The solution was a separate multipurpose room that will have a large flat-screen TV, full catering kitchen and outdoor kitchen and fire pit on the terrace outside.
Off to the side is a room designed for messy classes – Brittner sees it being used to teach lessons such as how to make jerky and tan elk hides. It will be available for rent for events and conferences.
With the additional space, there is room to grow the museum’s collection of artifacts. Three major donations have come in while the museum is under construction.
“We got a fabulous donation from Marvin Oppler’s daughter, Dr. Ruth Perry, who teaches literature at MIT (Massachusetts Institute of Technology),” Brittner said. “She had all these boxes from her dad, who was an anthropologist who worked with the Southern Ute Tribe in the 1930s.”
Two other major collections have come in from Jim Goss and Jan Petite.
The archive collection space will hold more than the museum’s collection of more than 1,500 artifacts.
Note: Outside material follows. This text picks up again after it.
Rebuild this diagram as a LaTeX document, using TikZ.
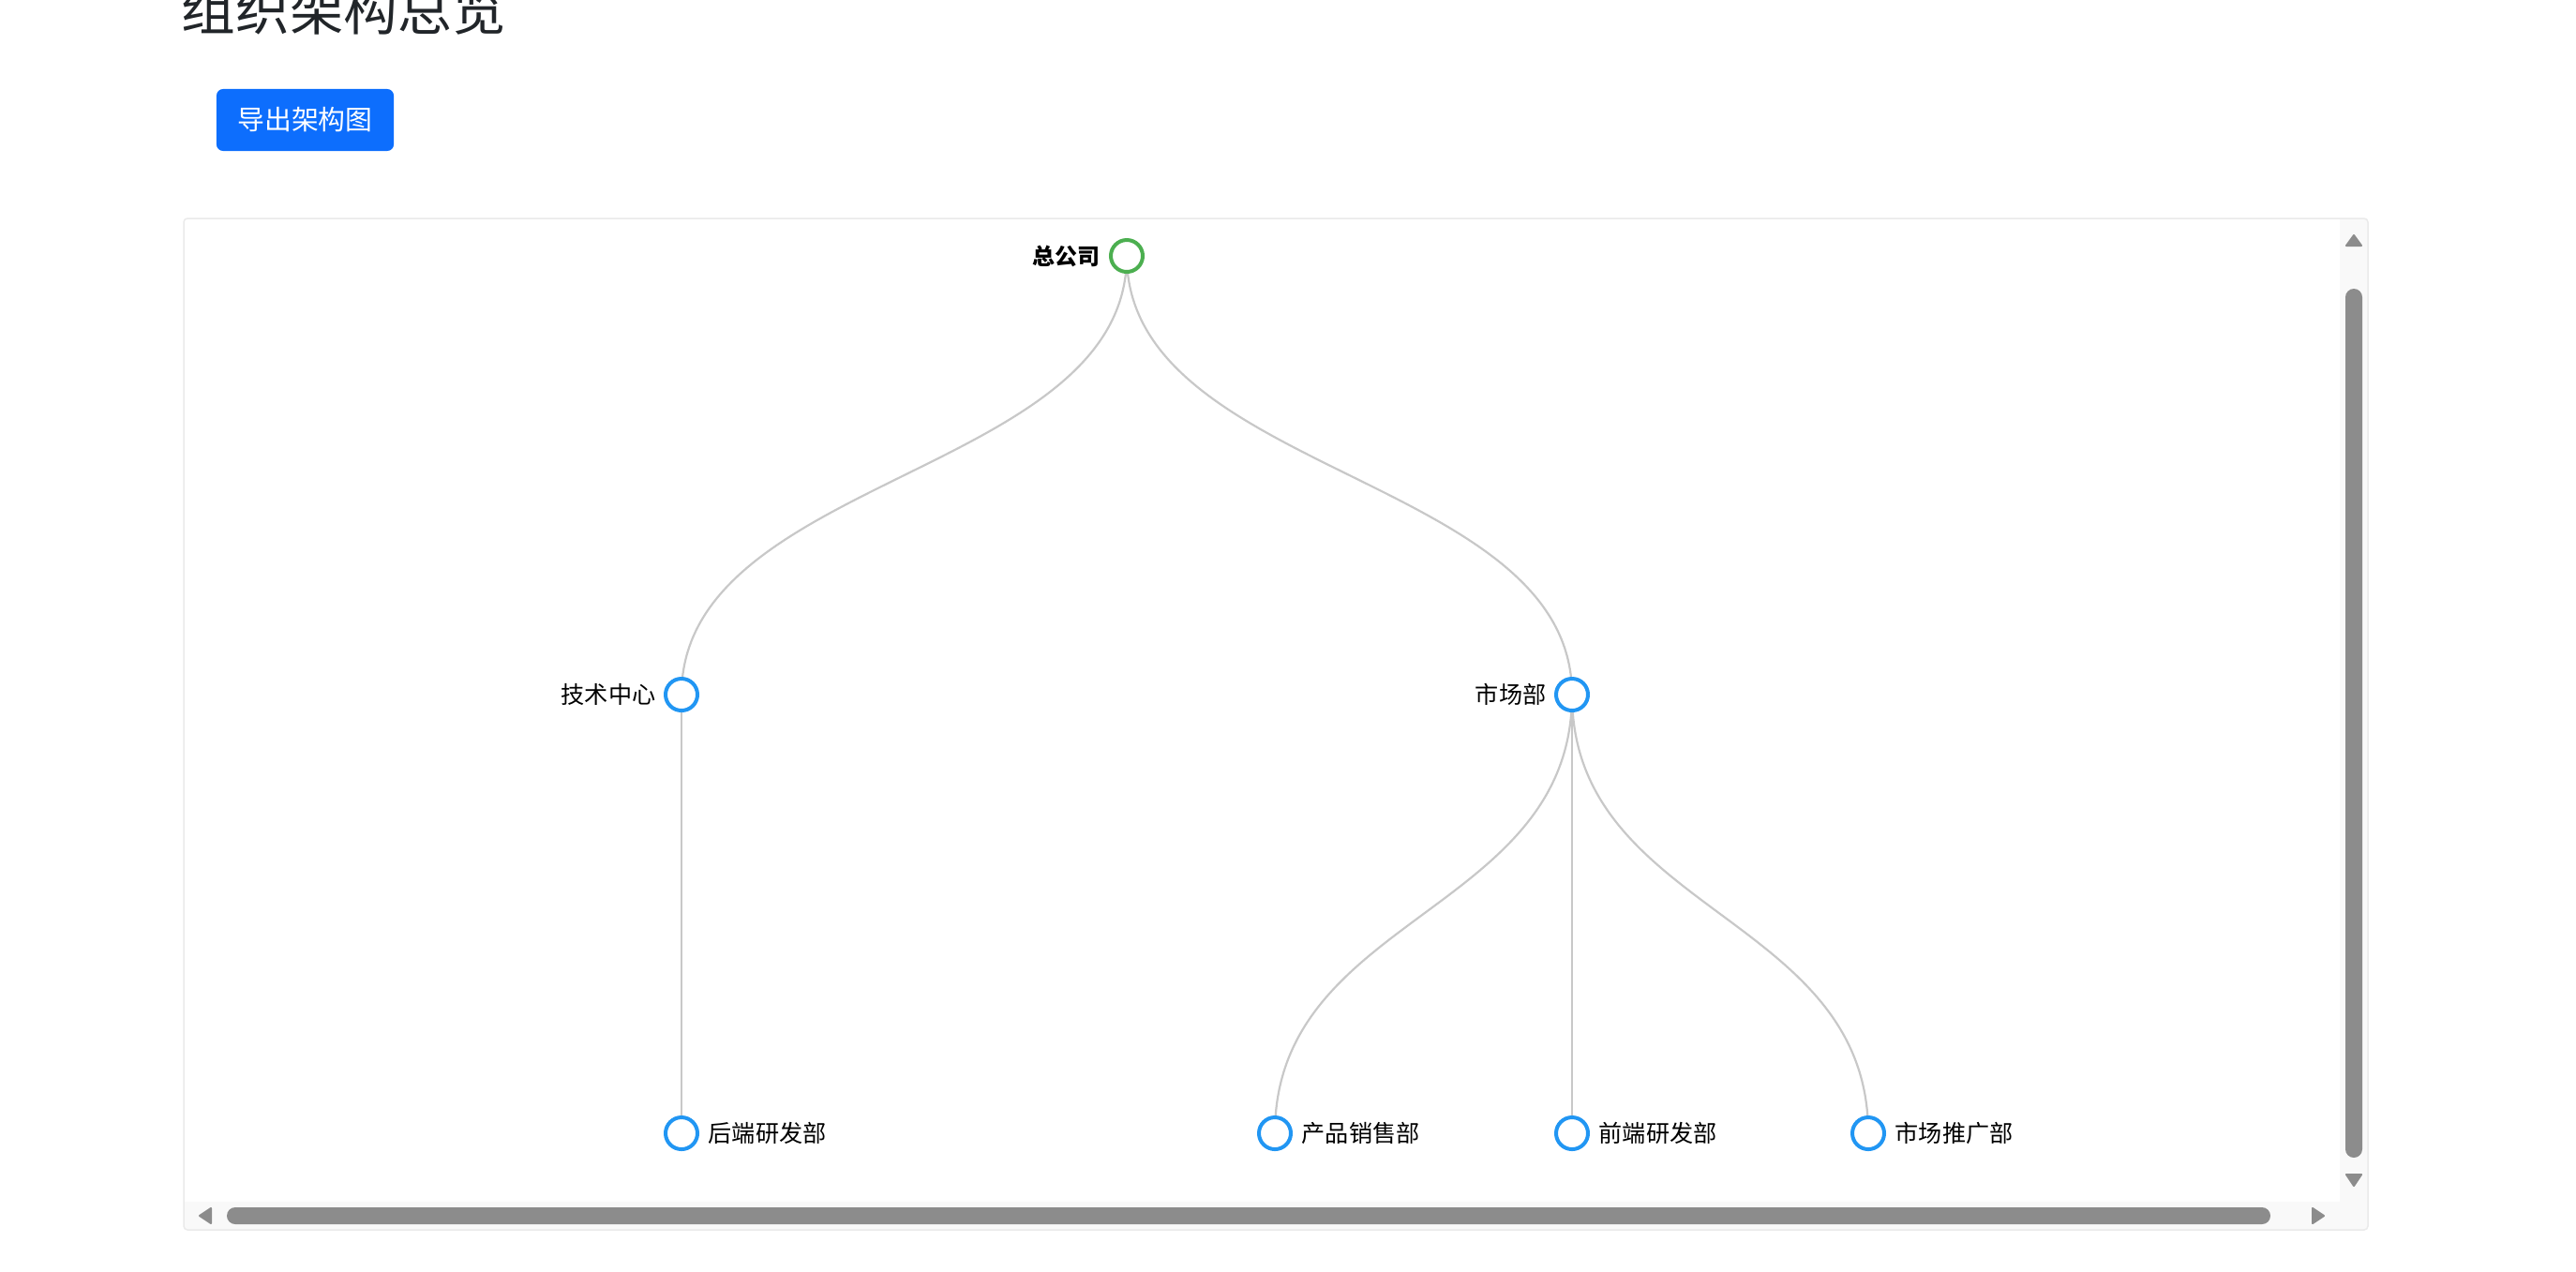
\documentclass[tikz,border=0pt]{standalone}
\usepackage{fontspec}
\setmainfont{Noto Sans CJK SC}
\usetikzlibrary{calc}
\definecolor{titlec}{HTML}{212529}
\definecolor{btnc}{HTML}{0D6EFD}
\definecolor{ngreen}{HTML}{4CAF50}
\definecolor{nblue}{HTML}{2196F3}
\definecolor{linkc}{HTML}{C8C8C8}
\definecolor{panelc}{HTML}{EAEAEA}
\definecolor{trackc}{HTML}{F9F9F9}
\definecolor{thumbc}{HTML}{8C8C8C}
\pgfdeclarelayer{bg}
\pgfsetlayers{bg,main}
\tikzset{
  nd/.style={circle, draw=#1, line width=0.04cm, fill=white, minimum size=0.34cm, inner sep=0pt},
  nd/.default=nblue,
  lbl/.style={inner sep=0pt, text=black, font=\fontsize{7.15pt}{7.2pt}\selectfont},
  link/.style={draw=linkc, line width=0.022cm},
  tri/.style={fill=thumbc, draw=thumbc, line width=0.02cm, line join=round}
}
\begin{document}
\begin{tikzpicture}[x=0.01cm, y=-0.01cm]
\useasboundingbox (0,0) rectangle (2748,1356);
\clip (0,0) rectangle (2748,1356);
% title
\node[anchor=west, inner sep=0pt, text=titlec, font=\fontsize{16.4pt}{16.4pt}\selectfont] (title) at (193,11) {组织架构总览};
% button
\node[fill=btnc, rounded corners=0.07cm, minimum width=1.89cm, minimum height=0.66cm, inner sep=0pt, text=white, font=\fontsize{8.2pt}{8.2pt}\selectfont] (btn) at (325.5,128) {导出架构图};
% panel
\begin{pgfonlayer}{bg}
\fill[trackc] (2496,233) -- (2522,233) arc[start angle=90, end angle=0, radius=0.04cm] -- (2526,1308) arc[start angle=0, end angle=-90, radius=0.04cm] -- (200,1312) arc[start angle=270, end angle=180, radius=0.04cm] -- (196,1282) -- (2496,1282) -- cycle;
\end{pgfonlayer}
\draw[panelc, line width=0.015cm, rounded corners=0.04cm] (196,233) rectangle (2526,1312);
% scrollbars
\fill[thumbc] (2502,317) arc[start angle=180, end angle=0, radius=0.09cm] -- (2520,1226) arc[start angle=0, end angle=-180, radius=0.09cm] -- cycle;
\fill[thumbc] (251,1288) -- (2413,1288) arc[start angle=90, end angle=-90, radius=0.09cm] -- (251,1306) arc[start angle=270, end angle=90, radius=0.09cm] -- cycle;
\filldraw[tri] (2503,262) -- (2519,262) -- (2511,251) -- cycle;
\filldraw[tri] (2503,1253) -- (2519,1253) -- (2511,1265) -- cycle;
\filldraw[tri] (225,1289) -- (225,1305) -- (213,1297) -- cycle;
\filldraw[tri] (2467,1289) -- (2467,1305) -- (2479,1297) -- cycle;
% tree nodes
\node[nd=ngreen] (root) at (1202,273) {};
\node[nd] (tech) at (727,741) {};
\node[nd] (mkt) at (1677,741) {};
\node[nd] (be) at (727,1209) {};
\node[nd] (sales) at (1360,1209) {};
\node[nd] (fe) at (1677,1209) {};
\node[nd] (promo) at (1993,1209) {};
% labels
\node[lbl, anchor=east, font=\fontsize{6.8pt}{7pt}\selectfont\bfseries] (rootl) at (1174,273) {总公司};
\node[lbl, anchor=east] (techl) at (700,741) {技术中心};
\node[lbl, anchor=east] (mktl) at (1650,741) {市场部};
\node[lbl, anchor=west] (bel) at (755,1209) {后端研发部};
\node[lbl, anchor=west] (salesl) at (1388,1209) {产品销售部};
\node[lbl, anchor=west] (fel) at (1705,1209) {前端研发部};
\node[lbl, anchor=west] (promol) at (2021,1209) {市场推广部};
% links
\begin{pgfonlayer}{bg}
\draw[link] (root.center) .. controls (1202,507) and (727,507) .. (tech.center);
\draw[link] (root.center) .. controls (1202,507) and (1677,507) .. (mkt.center);
\draw[link] (tech.center) -- (be.center);
\draw[link] (mkt.center) .. controls (1677,975) and (1360,975) .. (sales.center);
\draw[link] (mkt.center) -- (fe.center);
\draw[link] (mkt.center) .. controls (1677,975) and (1993,975) .. (promo.center);
\end{pgfonlayer}
\end{tikzpicture}
\end{document}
“We have a policy that if tribal members want us to store their collections, we will,” Brittner said. “We can take care of them with climate controls. If they want them back, we will give them back.”
In addition to the archival space, the museum will have a full-scale conservatorship laboratory. Brittner hopes it will provide cross-educational opportunities with her alma mater, Fort Lewis College, which does not have a similar lab of its own.
‘Like coming home’
General Superintendent Mark Crom with FCI Constructors Inc., the general contractor, said his company is about 85 percent done with its share of the project.
In October, the rough-in will start, with exhibits going in beginning in January.
In the meantime, Brittner, her staff and the board are planning a monthlong series of events for the grand opening.
While the tribe hopes the cultural center and museum will inspire others to learn about its history and serve as an economic stimulus for Ignacio, it also has a bigger mission.
The ultimate goal is to preserve tribal history and recapture what has been lost.
“For the Southern Utes, coming to this museum should feel like coming home,” museum Board Chairman Robert Burch said.